No presente caso, há o relato da existência de violência intrafamiliar perpetrada pelos pais aos seus filhos, de acordo com o atendimento realizado pela assistente social do NASF e com o conhecimento que se tem da retirada de duas crianças do seio da família pelo Conselho Tutelar e, possivelmente, pela Vara da Infância e Juventude.
Não há elementos da anamnese e do exame físico que nos permitam identificar se as crianças que ainda vivem com a família estejam sofrendo maus-tratos e muito menos a qual tipo de violência intrafamilar estão submetidas: negligência/abandono, violência psicológica, violência física ou violência sexual. Tal informação também é inexistente em relação às crianças que estão afastadas da família.
Porém, o caso nos faz pensar que estamos lidando com uma família que vive uma situação de risco psicossocial associado à violência doméstica, evidenciada por condições de vulnerabilidade, como o uso de drogas, dificuldades socioeconômicas, provável ausência do pai em seu papel provedor, dificuldades dos pais em cuidar de sua própria saúde e do próprio corpo, tornando-a bastante vulnerável para o desenvolvimento de um estilo negligente no cuidado dos seus filhos, em que os pais concentram-se em suas próprias necessidades e interesses, e não nas dos filhos. Os pais não se envolvem com os seus papéis, e o papel parental, a longo prazo, tende a diminuir cada vez mais, até desaparecer. Desenvolvem uma tendência a manter seus filhos a distância, respondendo somente às suas necessidades básicas, não se envolvendo nas tarefas de socialização e não monitorando o seu comportamento.
E o fato de a família se mudar do território, quando sentiu que os profissionais se aproximavam mais no intuito de compreender a sua dinâmica de relações, ressalta uma característica marcante de famílias abusadoras, que é a dificuldade e a resistência em se socializar, levando a um empobrecimento nas trocas afetivas.
Embora o Conselho Tutelar fosse sabedor da situação do risco psicossocial desta família para ocorrência de violência doméstica contra as crianças, a equipe de Saúde da Família não detinha essa informação, que fora repassada de forma incipiente pela equipe do NASF. Notamos, nesse caso, a ausência de articulação de uma rede de apoio social que pudesse favorecer o enfrentamento da violência doméstica. A rede de apoio envolve todos os recursos disponíveis do indivíduo e do seu meio social, incluindo, portanto, a família, a escola, a Unidade Básica de Saúde e outras instituições com as quais a criança tem contato, na procura de ações que envolvam o suporte direto de pessoas (professores, profissionais de saúde, vizinhos, agentes comunitários de saúde) e de ações de suporte institucional mediado por políticas públicas (vagas em escolas de educação infantil ou ensino fundamental, procura dos Centros de Referência de Assistência Social para inclusão da família em programas governamentais como Bolsa Família, por exemplo, e acompanhamento sistemático pelo serviço de saúde).

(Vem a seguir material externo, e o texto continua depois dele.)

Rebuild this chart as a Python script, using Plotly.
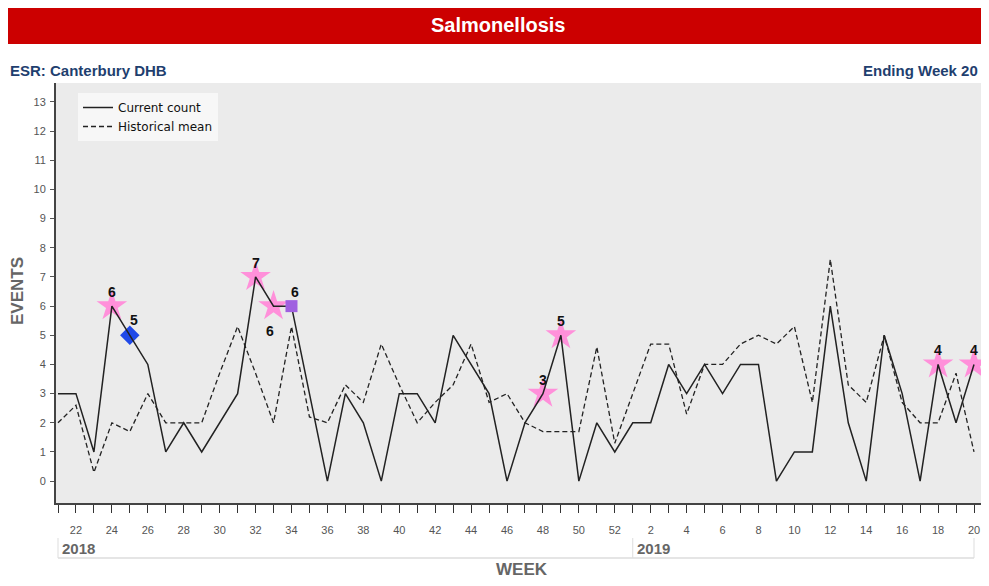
import plotly.graph_objects as go

# ---------------- data ----------------
years = [2018] * 32 + [2019] * 20
weeks = list(range(21, 53)) + list(range(1, 21))

current_count = [3, 3, 1, 6, 5, 4, 1, 2, 1, 2, 3, 7, 6, 6, 3, 0, 3, 2, 0, 3,
                 3, 2, 5, 4, 3, 0, 2, 3, 5, 0, 2, 1,
                 2, 2, 4, 3, 4, 3, 4, 4, 0, 1, 1, 6, 2, 0, 5, 3, 0, 4, 2, 4]

historical_mean = [2.0, 2.6, 0.3, 2.0, 1.7, 3.0, 2.0, 2.0, 2.0, 3.7, 5.3, 3.7,
                   2.0, 5.3, 2.2, 2.0, 3.3, 2.7, 4.7, 3.3, 2.0, 2.7, 3.3, 4.7,
                   2.7, 3.0, 2.0, 1.7, 1.7, 1.7, 4.6, 1.3,
                   3.0, 4.7, 4.7, 2.3, 4.0, 4.0, 4.7, 5.0, 4.7, 5.3, 2.7, 7.6,
                   3.3, 2.7, 5.0, 2.7, 2.0, 2.0, 3.7, 1.0]

star_alerts = [(2018, 24), (2018, 32), (2018, 33), (2018, 48), (2018, 49),
               (2019, 18), (2019, 20)]
diamond_alerts = [(2018, 25)]
square_alerts = [(2018, 34)]

y_ticks = list(range(0, 14))
title_text = "Salmonellosis"
left_sub = "ESR: Canterbury DHB"
right_sub = "Ending Week 20"

# ---------------- helpers ----------------
x_idx = list(range(len(weeks)))
key_to_idx = {(y, w): i for i, (y, w) in enumerate(zip(years, weeks))}

def pts(alerts):
    xs = [key_to_idx[a] for a in alerts]
    ys = [current_count[i] for i in xs]
    return xs, ys

FONT = "Liberation Sans, Arial, sans-serif"
GREY = "#666666"

# the figure sits at page (8, 8); visible page area ends at x = 981
OFF = 8
W, H = 981 - OFF, 586 - 2 * OFF
ml, mr, mt = 56 - OFF, 0, 83 - OFF
mb = H - (503 - OFF)
pw, ph = W - ml - mr, H - mt - mb

def px(xpage):
    return (xpage - OFF - ml) / pw

def py(ypage):
    return (H - mb - (ypage - OFF)) / ph

# x range: first week at page x 58, last week at page x 974
step = (974 - 58) / (len(weeks) - 1)
x0 = -(58 - 56) / step
x1 = x0 + pw / step

fig = go.Figure()

sx, sy = pts(star_alerts)
dx, dy = pts(diamond_alerts)
qx, qy = pts(square_alerts)

fig.add_trace(go.Scatter(x=sx, y=sy, mode="markers", showlegend=False,
                         marker=dict(symbol="star", size=23, color="#FF90DA",
                                     line=dict(width=0)), hoverinfo="skip"))
fig.add_trace(go.Scatter(x=dx, y=dy, mode="markers", showlegend=False,
                         marker=dict(symbol="diamond", size=15, color="#1F48E8",
                                     line=dict(width=0)), hoverinfo="skip"))

fig.add_trace(go.Scatter(x=x_idx, y=current_count, mode="lines", name="Current count",
                         line=dict(color="#222222", width=1.5)))
fig.add_trace(go.Scatter(x=x_idx, y=historical_mean, mode="lines", name="Historical mean",
                         line=dict(color="#222222", width=1.3, dash="5px,3px")))

fig.add_trace(go.Scatter(x=qx, y=qy, mode="markers", showlegend=False,
                         marker=dict(symbol="square", size=12, color="#A060E0",
                                     line=dict(width=0)), hoverinfo="skip"))

annotations = []

# value labels for alerts
label_style = {(2018, 33): (-4, -25), (2018, 25): (4, 15), (2018, 34): (4, 14)}
for a in star_alerts + diamond_alerts + square_alerts:
    i = key_to_idx[a]
    xs_, ys_ = label_style.get(a, (0, 14))
    annotations.append(dict(x=i, y=current_count[i], xref="x", yref="y",
                            text=str(current_count[i]), xanchor="center", yanchor="middle",
                            showarrow=False, xshift=xs_, yshift=ys_,
                            font=dict(family=FONT, size=14, color="#111111", weight="bold")))

shapes = []
# red title bar
shapes.append(dict(type="rect", xref="paper", yref="paper",
                   x0=px(8), x1=px(981), y0=py(44), y1=py(8),
                   fillcolor="#CC0000", line=dict(width=0), layer="above"))

# year boxes
year_starts = [i for i in x_idx if i == 0 or years[i] != years[i - 1]]
last = len(x_idx) - 1
for xv in year_starts + [last]:
    shapes.append(dict(type="line", xref="x", yref="paper", x0=xv, x1=xv,
                       y0=py(558), y1=py(538), line=dict(color="#DDDDDD", width=1)))
shapes.append(dict(type="line", xref="x", yref="paper", x0=0, x1=last,
                   y0=py(558), y1=py(558), line=dict(color="#DDDDDD", width=1.5)))

annotations += [
    dict(text=title_text, xref="paper", yref="paper", x=px(498), y=py(25),
         xanchor="center", yanchor="middle", showarrow=False,
         font=dict(family=FONT, size=20, color="white", weight="bold")),
    dict(text=left_sub, xref="paper", yref="paper", x=px(8), y=py(70),
         xanchor="left", yanchor="middle", showarrow=False,
         font=dict(family=FONT, size=15, color="#1F3F6F", weight="bold")),
    dict(text=right_sub, xref="paper", yref="paper", x=px(980), y=py(70),
         xanchor="right", yanchor="middle", showarrow=False,
         font=dict(family=FONT, size=15, color="#1F3F6F", weight="bold")),
    dict(text="WEEK", xref="paper", yref="paper", x=px(522), y=py(569),
         xanchor="center", yanchor="middle", showarrow=False,
         font=dict(family=FONT, size=17, color=GREY, weight="bold")),
    dict(text="EVENTS", xref="paper", yref="paper", x=px(17), y=py(291),
         xanchor="center", yanchor="middle", textangle=-90, showarrow=False,
         font=dict(family=FONT, size=17, color=GREY, weight="bold")),
]
for s in year_starts:
    annotations.append(dict(text=str(years[s]), xref="x", yref="paper", x=s, y=py(548),
                            xanchor="left", yanchor="middle", xshift=2, showarrow=False,
                            font=dict(family=FONT, size=15, color=GREY, weight="bold")))

tick_vals = [i for i in x_idx if weeks[i] % 2 == 0]
tick_text = [str(weeks[i]) for i in tick_vals]

fig.update_layout(
    width=W, height=H, autosize=False,
    margin=dict(l=ml, r=mr, t=mt, b=mb, pad=0, autoexpand=False),
    paper_bgcolor="white", plot_bgcolor="#EBEBEB",
    shapes=shapes, annotations=annotations,
    legend=dict(x=px(78), y=py(93), xanchor="left", yanchor="top",
                bgcolor="#F7F7F7", borderwidth=0, itemwidth=30,
                font=dict(family="DejaVu Sans, Verdana, sans-serif", size=12, color="#111111"),
                tracegroupgap=0),
    showlegend=True,
    xaxis=dict(range=[x0, x1], tickmode="array", tickvals=tick_vals, ticktext=tick_text,
               ticks="outside", ticklen=8, tickcolor="#333333", tickwidth=1,
               minor=dict(dtick=1, tick0=0, ticks="outside", ticklen=8,
                          tickcolor="#333333", tickwidth=1, showgrid=False),
               showline=True, linecolor="#444444", linewidth=2, showgrid=False,
               zeroline=False, ticklabelstandoff=8, automargin=False,
               ticklabeloverflow="allow",
               tickfont=dict(family=FONT, size=11, color="#555555")),
    yaxis=dict(range=[-0.75, 13.65], tickmode="array", tickvals=y_ticks,
               ticks="outside", ticklen=4, tickcolor="#555555", tickwidth=1,
               showline=True, linecolor="#444444", linewidth=2, showgrid=False,
               zeroline=False, ticklabelstandoff=2, automargin=False,
               tickfont=dict(family=FONT, size=11, color="#555555")),
)

fig.write_html("out.html")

Em nosso meio, o Conselho Tutelar caracteriza-se como um órgão da rede de apoio institucional às crianças e famílias em risco psicossocial. Ele deve funcionar como o grande articulador dessa rede de apoio, cujas decisões e articulações estabelecidas podem influenciar a resposta à situação de vulnerabilidade de crianças e famílias e o desenvolvimento infantil.
O Conselho Tutelar trabalha a partir de uma denúncia oferecida por familiares, profissionais ou por qualquer cidadão que queira ou não se identificar. Quando a denúncia de violência doméstica é apresentada, o Conselho tem poderes para aplicar uma série de medidas que busquem garantir a proteção da criança, que vão desde a orientação, o apoio e o acompanhamento temporário da família, realizadas pelo próprio conselheiro, até a suspensão do pátrio poder. Essas ações são trabalhadas em articulação com a Vara da Infância e Juventude e o Ministério Público.
No nosso caso também não há o relato de quem partiu a denúncia de violência doméstica, que resultou na suspensão do pátrio poder pelo Conselho Tutelar. Este não exerce de forma contundente o seu papel de disparador das redes de proteção e de apoio, tendo em vista que a própria equipe da Estratégia Saúde da Família, elo fundamental desta rede, não tinha conhecimento do fato, sendo impedida, portanto, de ter resultados em ações concretas para o enfrentamento da violência dentro desta família.